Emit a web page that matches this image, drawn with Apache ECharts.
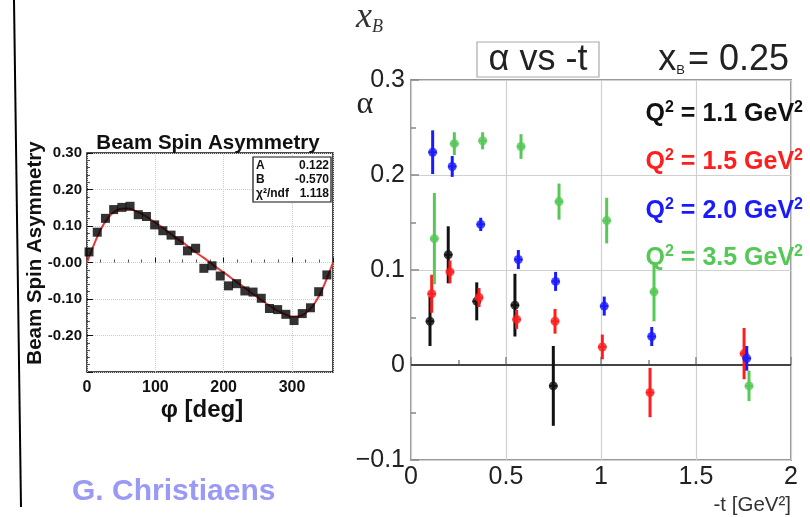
<!DOCTYPE html>
<html><head><meta charset="utf-8">
<script src="https://cdn.jsdelivr.net/npm/echarts@6.0.0/dist/echarts.min.js"></script>
<style>html,body{margin:0;padding:0;background:#fff}#c{width:810px;height:517px}</style>
</head><body><div id="c"></div>
<script>
// ---- Left panel: Beam Spin Asymmetry vs phi ----
const bsaPhi = [3,15,27,39,51,63,75,87,99,111,123,135,147,159,171,183,195,207,219,231,243,255,267,279,291,303,315,327,339,351];
const bsaVal = [0.029,0.083,0.121,0.145,0.151,0.154,0.131,0.126,0.103,0.087,0.075,0.060,0.032,0.039,-0.016,-0.009,-0.037,-0.064,-0.058,-0.078,-0.081,-0.098,-0.126,-0.129,-0.142,-0.159,-0.140,-0.124,-0.080,-0.034];
const fitPhi = [0,10,20,30,40,50,60,70,80,90,100,110,120,130,140,150,160,170,180,190,200,210,220,230,240,250,260,270,280,290,300,310,320,330,340,350,360];
const fitVal = [0,0.048,0.090,0.120,0.139,0.147,0.148,0.142,0.133,0.122,0.109,0.096,0.082,0.068,0.055,0.041,0.027,0.014,0,-0.014,-0.027,-0.041,-0.055,-0.068,-0.082,-0.096,-0.109,-0.122,-0.133,-0.142,-0.148,-0.147,-0.139,-0.120,-0.090,-0.048,0];
const leftXTicks = [0,100,200,300];
const fitStats = [['A','0.122'],['B','-0.570'],['χ²/ndf','1.118']];

// ---- Right panel: alpha vs -t ----
const q11_t = [0.100,0.196,0.346,0.547,0.749];
const q11_a = [0.046,0.116,0.067,0.063,-0.022];
const q11_e = [0.026,0.030,0.020,0.033,0.042];
const q15_t = [0.109,0.205,0.358,0.556,0.758,1.007,1.258,1.753];
const q15_a = [0.075,0.098,0.071,0.048,0.046,0.019,-0.029,0.012];
const q15_e = [0.020,0.012,0.010,0.010,0.013,0.013,0.026,0.027];
const q20_t = [0.114,0.217,0.367,0.565,0.761,1.017,1.267,1.767];
const q20_a = [0.224,0.209,0.148,0.111,0.088,0.062,0.030,0.007];
const q20_e = [0.023,0.011,0.007,0.010,0.010,0.010,0.010,0.013];
const q35_t = [0.123,0.228,0.377,0.579,0.779,1.030,1.279,1.779];
const q35_a = [0.133,0.233,0.236,0.230,0.172,0.152,0.077,-0.022];
const q35_e = [0.048,0.012,0.009,0.013,0.019,0.024,0.031,0.016];
const legendLabels = ['1.1','1.5','2.0','3.5'];
const rightXTicks = [0,0.5,1,1.5,2];
const rightYTicks = [-0.1,0,0.1,0.2,0.3];

const colBlack='#111111', colRed='#ff1e1e', colBlue='#1a1aff', colGreen='#55c855';
const seriesDefs = [
  {t:q11_t,a:q11_a,e:q11_e,c:colBlack,name:legendLabels[0]},
  {t:q15_t,a:q15_a,e:q15_e,c:colRed,name:legendLabels[1]},
  {t:q20_t,a:q20_a,e:q20_e,c:colBlue,name:legendLabels[2]},
  {t:q35_t,a:q35_a,e:q35_e,c:colGreen,name:legendLabels[3]}
];

const chart = echarts.init(document.getElementById('c'), null, {renderer:'canvas'});
const F = '"Liberation Sans", Arial, sans-serif';

const series = [];
series.push({type:'line', xAxisIndex:0, yAxisIndex:0, data: fitPhi.map((p,i)=>[p,fitVal[i]]),
  smooth:true, showSymbol:false, lineStyle:{color:'#e23a3a', width:2}, z:3, silent:true});
series.push({type:'scatter', xAxisIndex:0, yAxisIndex:0, data: bsaPhi.map((p,i)=>[p,bsaVal[i]]),
  symbol:'rect', symbolSize:9, itemStyle:{color:'#000'}, z:4, silent:true});

series.push({type:'line', xAxisIndex:1, yAxisIndex:1, data:[], silent:true,
  markLine:{silent:true, symbol:['none','none'], label:{show:false},
    lineStyle:{color:'#444', width:2, type:'solid'}, data:[{yAxis:0}]}});

seriesDefs.forEach((s,k)=>{
  const d = s.t.map((t,i)=>[t,s.a[i],s.e[i]]);
  series.push({type:'custom', xAxisIndex:1, yAxisIndex:1, data:d, z:5+k, silent:true,
    encode:{x:0,y:1},
    renderItem:(params, api)=>{
      const x=api.value(0), y=api.value(1), e=api.value(2);
      const p1=api.coord([x,y-e]), p2=api.coord([x,y+e]), pc=api.coord([x,y]);
      return {type:'group', children:[
        {type:'line', shape:{x1:p1[0],y1:p1[1],x2:p2[0],y2:p2[1]}, style:{stroke:s.c, lineWidth:3}},
        {type:'line', shape:{x1:pc[0]-4,y1:pc[1],x2:pc[0]+4,y2:pc[1]}, style:{stroke:s.c, lineWidth:2}}
      ]};
    }});
  series.push({type:'scatter', xAxisIndex:1, yAxisIndex:1, data:d.map(v=>[v[0],v[1]]),
    symbol:'circle', symbolSize:9, itemStyle:{color:s.c}, z:5+k, silent:true});
});

const legendY = [114,162,211,258];
const legendCols = [colBlack,colRed,colBlue,colGreen];
const graphics = [
  {type:'line', shape:{x1:14,y1:0,x2:21,y2:507}, style:{stroke:'#000', lineWidth:2}},
  {type:'text', style:{text:'Beam Spin Asymmetry', x:208, y:143, align:'center', verticalAlign:'middle', font:'bold 20.5px '+F, fill:'#111'}},
  {type:'text', rotation:Math.PI/2, x:35, y:253, style:{text:'Beam Spin Asymmetry', x:0, y:0, align:'center', verticalAlign:'middle', font:'bold 20.5px '+F, fill:'#111'}},
  {type:'text', style:{text:'φ [deg]', x:202, y:410, align:'center', verticalAlign:'middle', font:'bold 24px '+F, fill:'#111'}},
  {type:'rect', shape:{x:253, y:157, width:78, height:45}, style:{fill:'#fff', stroke:'#111', lineWidth:1.2}, z:10},
  {type:'text', style:{text:'G. Christiaens', x:72, y:492, align:'left', verticalAlign:'middle', font:'bold 30px '+F, fill:'#9a9af5'}},
  {type:'text', style:{text:'{x|x}{b|B}', x:356, y:18, align:'left', verticalAlign:'middle',
    rich:{x:{font:'italic 36px "Liberation Serif", serif', fill:'#333'}, b:{font:'italic 18px "Liberation Serif", serif', fill:'#333', verticalAlign:'bottom', padding:[14,0,0,0]}}}},
  {type:'rect', shape:{x:477, y:42, width:122, height:35}, style:{fill:'#fff', stroke:'#aaa', lineWidth:1.2}},
  {type:'text', style:{text:'α vs -t', x:538, y:60, align:'center', verticalAlign:'middle', font:'36px '+F, fill:'#222'}},
  {type:'text', style:{text:'{a|x}{b|B}{a|= 0.25}', x:789, y:60, align:'right', verticalAlign:'middle',
    rich:{a:{font:'36px '+F, fill:'#222'}, b:{font:'13px '+F, fill:'#222', padding:[20,3,0,0]}}}},
  {type:'text', style:{text:'α', x:365, y:105, align:'center', verticalAlign:'middle', font:'32px "Liberation Serif", serif', fill:'#222'}},
  {type:'text', style:{text:'-t [GeV²]', x:791, y:505, align:'right', verticalAlign:'middle', font:'20.5px '+F, fill:'#333'}}
];
fitStats.forEach((r,i)=>{
  graphics.push({type:'text', z:11, style:{text:r[0], x:256, y:166+i*14, align:'left', verticalAlign:'middle', font:'bold 12px '+F, fill:'#111'}});
  graphics.push({type:'text', z:11, style:{text:r[1], x:329, y:166+i*14, align:'right', verticalAlign:'middle', font:'bold 12px '+F, fill:'#111'}});
});
legendLabels.forEach((l,i)=>{
  graphics.push({type:'text', z:20, style:{text:'{m|Q}{s|2}{m| = '+l+' GeV}{s|2}', x:803, y:legendY[i], align:'right', verticalAlign:'middle',
    rich:{m:{font:'bold 25px '+F, fill:legendCols[i]}, s:{font:'bold 16px '+F, fill:legendCols[i], padding:[0,0,13,0]}}}});
});

chart.setOption({
  animation:false,
  backgroundColor:'#fff',
  grid:[
    {left:87, top:153, width:246, height:219, show:true, borderColor:'#111', borderWidth:1.5, backgroundColor:'transparent'},
    {left:411, top:80, width:380, height:380, show:true, borderColor:'#999', borderWidth:2, backgroundColor:'transparent'}
  ],
  xAxis:[
    {gridIndex:0, type:'value', min:0, max:360, interval:100,
      axisLine:{show:false}, axisTick:{show:true, inside:true, length:5, lineStyle:{color:'#111'}},
      minorTick:{show:true, splitNumber:5, length:3, lineStyle:{color:'#555'}},
      axisLabel:{showMaxLabel:false, margin:8, color:'#111', fontWeight:'bold', fontSize:16, fontFamily:F},
      splitLine:{show:true, lineStyle:{color:'#ccc', type:'dotted'}}},
    {gridIndex:1, type:'value', min:0, max:2, interval:0.5,
      axisLine:{show:false}, axisTick:{show:true, inside:true, length:8, lineStyle:{color:'#888', width:1.5}},
      minorTick:{show:true, splitNumber:2, length:5, lineStyle:{color:'#888', width:1.5}},
      axisLabel:{margin:5, color:'#222', fontSize:25, fontFamily:F, formatter:v=>String(v)},
      splitLine:{show:true, lineStyle:{color:'#d0d0d0', width:1.2}}}
  ],
  yAxis:[
    {gridIndex:0, type:'value', min:-0.3, max:0.3, interval:0.1,
      axisLine:{show:false}, axisTick:{show:true, inside:true, length:6, lineStyle:{color:'#111'}},
      minorTick:{show:true, splitNumber:5, length:3, lineStyle:{color:'#555'}},
      axisLabel:{margin:5, color:'#111', fontWeight:'bold', fontSize:15, fontFamily:F,
        formatter:v=>{ if (v < -0.25) return ''; if (Math.abs(v) < 1e-6) return '-0.00'; return v.toFixed(2);} },
      splitLine:{show:true, lineStyle:{color:'#ccc', type:'dotted'}}},
    {gridIndex:1, type:'value', min:-0.1, max:0.3, interval:0.1,
      axisLine:{show:false}, axisTick:{show:true, inside:true, length:8, lineStyle:{color:'#888', width:1.5}},
      minorTick:{show:true, splitNumber:2, length:5, lineStyle:{color:'#888', width:1.5}},
      axisLabel:{margin:6, color:'#222', fontSize:25, fontFamily:F,
        formatter:v=>{ if (Math.abs(v) < 1e-6) return '0'; return (v<0?'−':'') + Math.abs(v).toFixed(1);} },
      splitLine:{show:true, lineStyle:{color:'#d0d0d0', width:1.2}}}
  ],
  series:series,
  graphic:{elements:graphics}
});
</script></body></html>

:::::

**Required task**
Print, exactly as written, the lines above from the first one to the one containing "fitStats = [['A','0.122'],['B','-0.570'],['χ²/ndf','1.118']];". Leave out pictures.

**Exercise output**
Emit a web page that matches this image, drawn with Apache ECharts.
<!DOCTYPE html>
<html><head><meta charset="utf-8">
<script src="https://cdn.jsdelivr.net/npm/echarts@6.0.0/dist/echarts.min.js"></script>
<style>html,body{margin:0;padding:0;background:#fff}#c{width:810px;height:517px}</style>
</head><body><div id="c"></div>
<script>
// ---- Left panel: Beam Spin Asymmetry vs phi ----
const bsaPhi = [3,15,27,39,51,63,75,87,99,111,123,135,147,159,171,183,195,207,219,231,243,255,267,279,291,303,315,327,339,351];
const bsaVal = [0.029,0.083,0.121,0.145,0.151,0.154,0.131,0.126,0.103,0.087,0.075,0.060,0.032,0.039,-0.016,-0.009,-0.037,-0.064,-0.058,-0.078,-0.081,-0.098,-0.126,-0.129,-0.142,-0.159,-0.140,-0.124,-0.080,-0.034];
const fitPhi = [0,10,20,30,40,50,60,70,80,90,100,110,120,130,140,150,160,170,180,190,200,210,220,230,240,250,260,270,280,290,300,310,320,330,340,350,360];
const fitVal = [0,0.048,0.090,0.120,0.139,0.147,0.148,0.142,0.133,0.122,0.109,0.096,0.082,0.068,0.055,0.041,0.027,0.014,0,-0.014,-0.027,-0.041,-0.055,-0.068,-0.082,-0.096,-0.109,-0.122,-0.133,-0.142,-0.148,-0.147,-0.139,-0.120,-0.090,-0.048,0];
const leftXTicks = [0,100,200,300];
const fitStats = [['A','0.122'],['B','-0.570'],['χ²/ndf','1.118']];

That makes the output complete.